> **WHAT TO WORK ON**
From the first line of the entries below through the line bearing "560, 580, 600]", write out each line exactly. Omit pictures.

— start of DATA SUPPLIED —

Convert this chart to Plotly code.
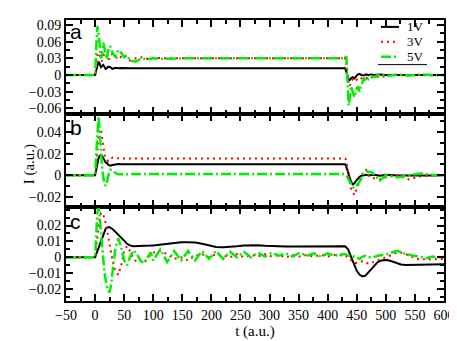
import plotly.graph_objects as go
from plotly.subplots import make_subplots

# time grid shared by panels a and b
t = [-50, 0, 2, 4, 6, 8, 10, 12, 14, 16, 18, 20, 23, 26, 30, 35, 40, 45, 50, 55, 60, 70, 80, 90, 100, 120, 150, 200, 300,
     430, 432, 434, 436, 438, 440, 443, 446, 449, 452, 455, 458, 462, 466, 470, 475, 480, 490, 500, 520, 540, 560, 580, 600]

# panel a
a_1v = [0, 0, 0.008, 0.018, 0.024, 0.02, 0.014, 0.016, 0.018, 0.015, 0.011, 0.012, 0.015, 0.014, 0.011, 0.013, 0.012, 0.0125, 0.012, 0.012, 0.012, 0.012, 0.012, 0.012, 0.012, 0.012, 0.012, 0.012, 0.012,
        0.012, 0.006, -0.004, -0.01, -0.009, -0.006, -0.004, -0.006, -0.002, 0.001, 0.002, 0.0, -0.001, 0.001, 0.0, 0.001, 0.0, 0.001, 0.0, 0.0, 0.001, 0.0, 0.0, 0.0]
a_3v = [0, 0, 0.015, 0.035, 0.04, 0.036, 0.028, 0.025, 0.034, 0.04, 0.036, 0.03, 0.027, 0.035, 0.038, 0.032, 0.028, 0.033, 0.036, 0.031, 0.026, 0.03, 0.032, 0.029, 0.031, 0.03, 0.03, 0.03, 0.03,
        0.03, 0.024, 0.005, -0.018, -0.02, -0.012, -0.008, -0.012, -0.01, -0.006, -0.008, -0.006, -0.004, -0.006, -0.003, -0.005, -0.002, -0.004, -0.002, 0.0, -0.001, 0.0, -0.001, 0.0]
a_5v = [0, 0, 0.05, 0.088, 0.075, 0.045, 0.03, 0.035, 0.058, 0.05, 0.035, 0.028, 0.045, 0.052, 0.04, 0.032, 0.045, 0.04, 0.032, 0.036, 0.026, 0.024, 0.03, 0.028, 0.03, 0.029, 0.03, 0.03, 0.03,
        0.03, 0.034, -0.01, -0.055, -0.04, -0.02, -0.03, -0.04, -0.028, -0.02, -0.03, -0.02, -0.005, -0.012, -0.008, -0.002, -0.004, 0.002, -0.002, 0.001, -0.001, 0.001, 0.0, 0.0]

# panel b
b_1v = [0, 0, 0.005, 0.012, 0.016, 0.018, 0.019, 0.018, 0.0165, 0.014, 0.012, 0.0115, 0.0095, 0.0088, 0.0095, 0.0103, 0.0105, 0.0102, 0.0102, 0.0102, 0.0102, 0.0102, 0.0102, 0.0102, 0.0102, 0.0102, 0.0102, 0.0102, 0.0102,
        0.0102, 0.008, 0.004, 0.001, -0.003, -0.006, -0.0085, -0.0075, -0.005, -0.003, -0.0015, -0.0005, 0.0, 0.0003, -0.0003, 0.0, 0.0003, -0.0005, 0.0003, -0.0003, -0.0005, 0.0, -0.0003, 0.0]
b_3v = [0, 0, 0.01, 0.025, 0.036, 0.042, 0.043, 0.036, 0.026, 0.02, 0.016, 0.014, 0.013, 0.0145, 0.0165, 0.016, 0.0155, 0.0155, 0.0155, 0.0155, 0.0155, 0.0155, 0.0155, 0.0155, 0.0155, 0.0155, 0.0155, 0.0155, 0.0155,
        0.0155, 0.014, 0.008, 0.0, -0.007, -0.012, -0.016, -0.0185, -0.014, -0.009, -0.006, -0.002, 0.004, 0.005, 0.0, -0.001, -0.003, -0.004, -0.002, 0.0, -0.004, -0.001, 0.0, 0.0]
b_5v = [0, 0, 0.02, 0.045, 0.055, 0.04, 0.022, 0.008, -0.002, -0.008, -0.01, -0.007, 0.0, 0.005, 0.005, 0.002, 0.0008, 0.001, 0.001, 0.001, 0.001, 0.001, 0.001, 0.001, 0.001, 0.001, 0.001, 0.001, 0.001,
        0.001, 0.0, -0.002, -0.004, -0.007, -0.009, -0.011, -0.012, -0.01, -0.009, -0.006, -0.003, 0.003, 0.004, 0.003, 0.003, 0.0, -0.005, 0.0, -0.002, 0.0, 0.0015, 0.0005, 0.0]

# panel c has its own (denser) grid
tc = [-50, 0, 2, 4, 6, 8, 10, 12, 14, 16, 18, 20, 22, 25, 28, 31, 35, 40, 45, 50, 55, 60, 66, 72, 78, 84, 90, 96,
      100, 112, 124, 136, 148, 160, 172, 184, 196, 208, 220, 232, 244, 256, 268, 280, 292, 304, 316, 328, 340, 352, 364, 376, 388, 400, 412, 424,
      430, 435, 440, 445, 450, 455, 460, 465, 470, 478, 486, 494, 502, 510, 518, 526, 534, 542, 550, 560, 570, 580, 590, 600]
c_1v = [0, 0, 0.002, 0.004, 0.006, 0.008, 0.0105, 0.013, 0.015, 0.0165, 0.0178, 0.0186, 0.019, 0.019, 0.0185, 0.0175, 0.016, 0.0143, 0.0125, 0.0105, 0.0085, 0.0075, 0.007, 0.007, 0.007, 0.007, 0.0072, 0.0074,
        0.0075, 0.008, 0.0088, 0.0093, 0.0095, 0.0095, 0.0093, 0.0085, 0.0075, 0.0065, 0.0063, 0.0065, 0.007, 0.0075, 0.0077, 0.0076, 0.0073, 0.007, 0.0069, 0.0068, 0.0068, 0.0068, 0.0069, 0.0069, 0.0069, 0.0069, 0.0069, 0.0069,
        0.0069, 0.005, 0.001, -0.004, -0.0085, -0.011, -0.012, -0.0115, -0.0095, -0.006, -0.003, -0.0018, -0.0017, -0.0025, -0.0035, -0.0045, -0.0048, -0.0048, -0.0046, -0.0045, -0.0044, -0.0044, -0.0044, -0.0044]
c_3v = [0, 0, 0.006, 0.013, 0.02, 0.025, 0.028, 0.028, 0.027, 0.025, 0.022, 0.018, 0.014, 0.008, 0.002, -0.004, -0.009, -0.011, -0.005, 0.004, 0.007, 0.004, -0.001, -0.003, -0.002, -0.003, -0.001, 0.002,
        0.003, 0.004, 0.002, -0.001, 0.0, -0.002, 0.001, 0.002, 0.0, 0.002, 0.001, 0.0, 0.002, 0.0, 0.0015, 0.0005, 0.002, 0.0005, 0.0015, 0.0, 0.0015, 0.0005, 0.0015, 0.0005, 0.0015, 0.0005, 0.0015, 0.001,
        0.001, 0.0, -0.002, -0.0035, -0.0035, -0.003, -0.0025, -0.003, -0.004, -0.003, -0.002, -0.001, 0.0, 0.0015, 0.0028, 0.003, 0.002, 0.0005, -0.0005, -0.0015, -0.001, -0.0015, -0.001, -0.001]
c_5v = [0, 0, 0.015, 0.028, 0.031, 0.026, 0.016, 0.006, -0.003, -0.009, -0.014, -0.018, -0.021, -0.022, -0.016, -0.006, 0.006, 0.012, 0.006, -0.002, -0.005, 0.0, 0.0045, 0.002, -0.002, -0.004, 0.0, 0.003,
        -0.002, 0.005, -0.003, 0.004, -0.002, 0.004, -0.002, 0.004, -0.001, 0.004, -0.001, 0.0035, 0.0, 0.0035, 0.0, 0.003, 0.0005, 0.003, 0.001, 0.0025, 0.0005, 0.003, 0.001, 0.0025, 0.0005, 0.0025, 0.001, 0.002,
        0.002, 0.001, 0.0015, 0.0005, 0.0, -0.001, 0.0005, 0.001, 0.0, 0.0, 0.001, 0.0015, 0.002, 0.003, 0.004, 0.0035, 0.002, 0.0015, 0.001, 0.0, -0.0005, 0.0005, 0.0, 0.0005]

names = ["1V", "3V", "5V"]
yticks_a = [-0.06, -0.03, 0, 0.03, 0.06, 0.09]
yticks_b = [-0.02, 0, 0.02, 0.04]
yticks_c = [-0.02, -0.01, 0, 0.01, 0.02]

panels = [(t, [a_1v, a_3v, a_5v]), (t, [b_1v, b_3v, b_5v]), (tc, [c_1v, c_3v, c_5v])]
styles = [dict(color="black", width=2, dash="solid"),
          dict(color="#ff0000", width=2, dash="2px,4px"),
          dict(color="#00ee00", width=2.5, dash="10px,3px,2px,3px")]

fig = make_subplots(rows=3, cols=1, shared_xaxes=True, vertical_spacing=0)
for r, (tt, series) in enumerate(panels, start=1):
    for i, ys in enumerate(series):
        fig.add_trace(go.Scatter(x=tt, y=ys, mode="lines", name=names[i], line=styles[i],
                                 showlegend=False), row=r, col=1)

# paper spans y = 0..293 px (top margin 0), panels drawn at 10-105, 105-198, 198-293
H = 293.0
W = 378.0
domains = [[(H - 105) / H, (H - 10) / H], [(H - 198) / H, (H - 105) / H], [0, (H - 198) / H]]

serif = "Liberation Serif"
axis_common = dict(showline=True, mirror="allticks", linecolor="black", linewidth=2, ticks="inside",
                   ticklen=7, tickwidth=1.5, tickcolor="black", showgrid=False, zeroline=False,
                   tickfont=dict(family=serif, size=14, color="black"))
for r in (1, 2, 3):
    fig.update_xaxes(range=[-50, 600], dtick=50, tick0=0, showticklabels=(r == 3),
                     minor=dict(dtick=25, ticklen=4, ticks="inside", tickcolor="black"),
                     row=r, col=1, **axis_common)
fig.update_yaxes(range=[-0.0707, 0.099], tickvals=yticks_a, domain=domains[0],
                 minor=dict(dtick=0.015, ticklen=4, ticks="inside", tickcolor="black"), row=1, col=1, **axis_common)
fig.update_yaxes(range=[-0.0293, 0.0567], tickvals=yticks_b, domain=domains[1],
                 minor=dict(dtick=0.01, ticklen=4, ticks="inside", tickcolor="black"), row=2, col=1, **axis_common)
fig.update_yaxes(range=[-0.0275, 0.0319], tickvals=yticks_c, domain=domains[2],
                 minor=dict(dtick=0.005, ticklen=4, ticks="inside", tickcolor="black"), row=3, col=1, **axis_common)
fig.update_xaxes(title=dict(text="t (a.u.)", font=dict(family=serif, size=15, color="black"), standoff=2), row=3, col=1)

for letter, py in [("a", 22), ("b", 118), ("c", 213)]:
    fig.add_annotation(text=letter, x=0.004, y=(H - py) / H, xref="paper", yref="paper", xanchor="left", yanchor="middle",
                       showarrow=False, font=dict(family="Liberation Sans", size=21, color="black"))
fig.add_annotation(text="I (a.u.)", x=-0.122, y=(H - 155) / H, xref="paper", yref="paper", textangle=-90,
                   showarrow=False, font=dict(family=serif, size=15, color="black"))

# compact legend box (rows 15 px apart, underline below), as in the original figure
for i, py in enumerate([17, 32, 47]):
    yp = (H - py) / H
    fig.add_shape(type="line", x0=(373 - 58) / W, x1=(391 - 58) / W, y0=yp, y1=yp, xref="paper", yref="paper",
                  line=styles[i])
    fig.add_annotation(text=names[i], x=(397 - 58) / W, y=yp, xref="paper", yref="paper", xanchor="left",
                       yanchor="middle", showarrow=False, font=dict(family=serif, size=13, color="black"))
fig.add_shape(type="line", x0=(370 - 58) / W, x1=(419 - 58) / W, y0=(H - 55) / H, y1=(H - 55) / H,
              xref="paper", yref="paper", line=dict(color="black", width=1))

fig.update_layout(
    width=457, height=341,
    margin=dict(l=58, r=21, t=0, b=48),
    paper_bgcolor="white", plot_bgcolor="white",
    font=dict(family=serif, size=14, color="black"),
    showlegend=False,
)
fig.write_html("out.html")
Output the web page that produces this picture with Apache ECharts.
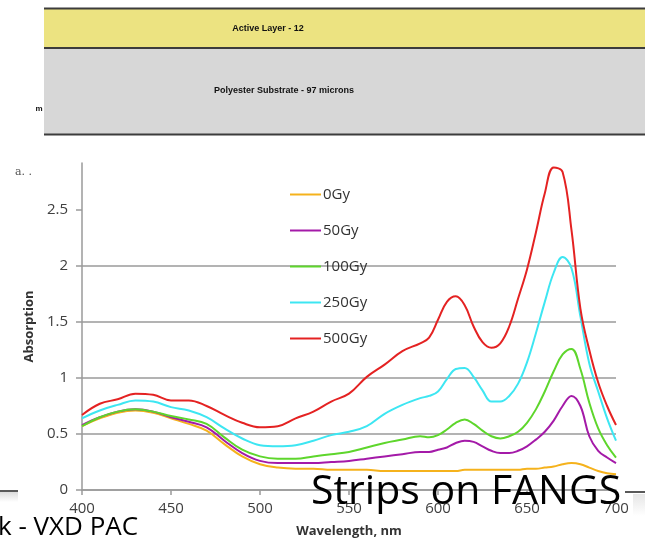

— end of DATA SUPPLIED —

> **EXERCISE SOLUTION**
Convert this chart to Plotly code.
import plotly.graph_objects as go
from plotly.subplots import make_subplots

# time grid shared by panels a and b
t = [-50, 0, 2, 4, 6, 8, 10, 12, 14, 16, 18, 20, 23, 26, 30, 35, 40, 45, 50, 55, 60, 70, 80, 90, 100, 120, 150, 200, 300,
     430, 432, 434, 436, 438, 440, 443, 446, 449, 452, 455, 458, 462, 466, 470, 475, 480, 490, 500, 520, 540, 560, 580, 600]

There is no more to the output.